--- begin INFORMATION SHOWN ---
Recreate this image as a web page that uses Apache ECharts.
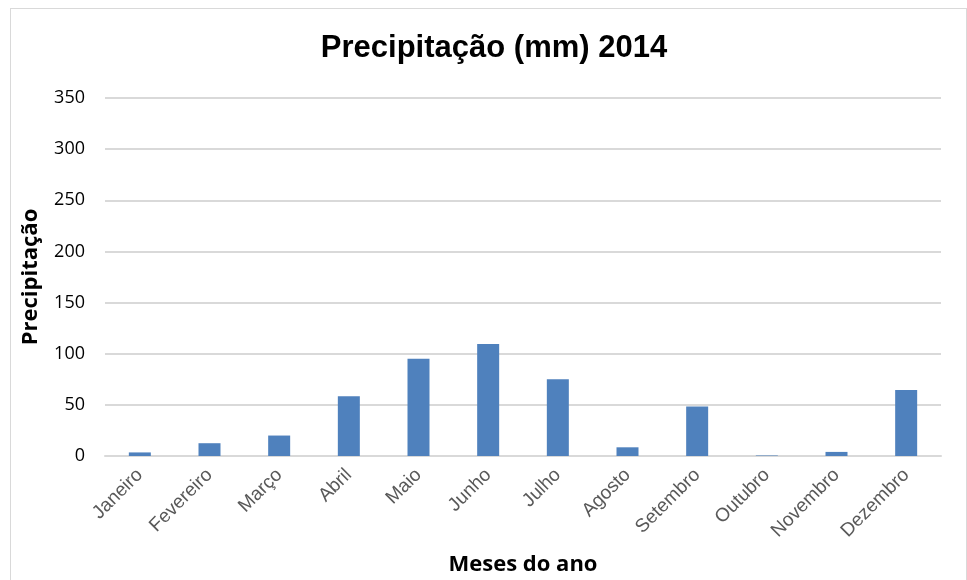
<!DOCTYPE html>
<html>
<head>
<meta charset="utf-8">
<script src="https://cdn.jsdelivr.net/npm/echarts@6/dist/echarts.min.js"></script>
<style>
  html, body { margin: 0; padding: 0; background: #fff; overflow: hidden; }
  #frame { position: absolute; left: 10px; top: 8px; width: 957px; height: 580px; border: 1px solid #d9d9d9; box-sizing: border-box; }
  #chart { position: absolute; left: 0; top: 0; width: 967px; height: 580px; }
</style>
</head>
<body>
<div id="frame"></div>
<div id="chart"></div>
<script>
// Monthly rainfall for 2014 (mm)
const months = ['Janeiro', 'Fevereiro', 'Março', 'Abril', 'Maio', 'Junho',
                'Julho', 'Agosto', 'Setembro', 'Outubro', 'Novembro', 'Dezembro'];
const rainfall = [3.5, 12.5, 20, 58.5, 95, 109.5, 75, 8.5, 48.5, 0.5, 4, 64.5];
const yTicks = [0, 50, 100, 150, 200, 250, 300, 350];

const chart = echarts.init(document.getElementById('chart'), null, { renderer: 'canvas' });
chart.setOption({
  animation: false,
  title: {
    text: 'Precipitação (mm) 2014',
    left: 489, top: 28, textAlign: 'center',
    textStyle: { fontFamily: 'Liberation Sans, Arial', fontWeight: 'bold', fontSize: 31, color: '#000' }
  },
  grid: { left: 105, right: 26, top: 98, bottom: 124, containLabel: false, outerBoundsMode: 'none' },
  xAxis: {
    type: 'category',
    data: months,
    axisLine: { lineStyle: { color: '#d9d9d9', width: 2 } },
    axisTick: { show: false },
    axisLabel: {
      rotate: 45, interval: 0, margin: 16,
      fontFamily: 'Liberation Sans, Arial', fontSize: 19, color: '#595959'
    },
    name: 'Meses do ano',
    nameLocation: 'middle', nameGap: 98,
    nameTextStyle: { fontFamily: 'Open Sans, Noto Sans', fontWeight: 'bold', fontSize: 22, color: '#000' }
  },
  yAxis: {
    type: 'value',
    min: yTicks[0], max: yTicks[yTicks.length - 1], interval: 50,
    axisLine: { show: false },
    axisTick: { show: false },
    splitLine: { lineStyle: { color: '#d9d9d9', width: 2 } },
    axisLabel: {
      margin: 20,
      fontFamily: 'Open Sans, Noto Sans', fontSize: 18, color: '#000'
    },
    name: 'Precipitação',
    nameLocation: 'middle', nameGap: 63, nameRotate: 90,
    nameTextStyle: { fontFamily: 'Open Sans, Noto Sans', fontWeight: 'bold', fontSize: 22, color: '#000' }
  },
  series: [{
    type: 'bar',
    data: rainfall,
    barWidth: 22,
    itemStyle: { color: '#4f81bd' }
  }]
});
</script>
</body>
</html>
--- end INFORMATION SHOWN ---
* SHORT PROBLEM *
Restate the material word for word from its first line through the line containing "const yTicks = [0, 50, 100, 150, 200, 250, 300, 350];", both included; the pictures do not belong in it.

* WRITTEN ANSWER *
Recreate this image as a web page that uses Apache ECharts.
<!DOCTYPE html>
<html>
<head>
<meta charset="utf-8">
<script src="https://cdn.jsdelivr.net/npm/echarts@6/dist/echarts.min.js"></script>
<style>
  html, body { margin: 0; padding: 0; background: #fff; overflow: hidden; }
  #frame { position: absolute; left: 10px; top: 8px; width: 957px; height: 580px; border: 1px solid #d9d9d9; box-sizing: border-box; }
  #chart { position: absolute; left: 0; top: 0; width: 967px; height: 580px; }
</style>
</head>
<body>
<div id="frame"></div>
<div id="chart"></div>
<script>
// Monthly rainfall for 2014 (mm)
const months = ['Janeiro', 'Fevereiro', 'Março', 'Abril', 'Maio', 'Junho',
                'Julho', 'Agosto', 'Setembro', 'Outubro', 'Novembro', 'Dezembro'];
const rainfall = [3.5, 12.5, 20, 58.5, 95, 109.5, 75, 8.5, 48.5, 0.5, 4, 64.5];
const yTicks = [0, 50, 100, 150, 200, 250, 300, 350];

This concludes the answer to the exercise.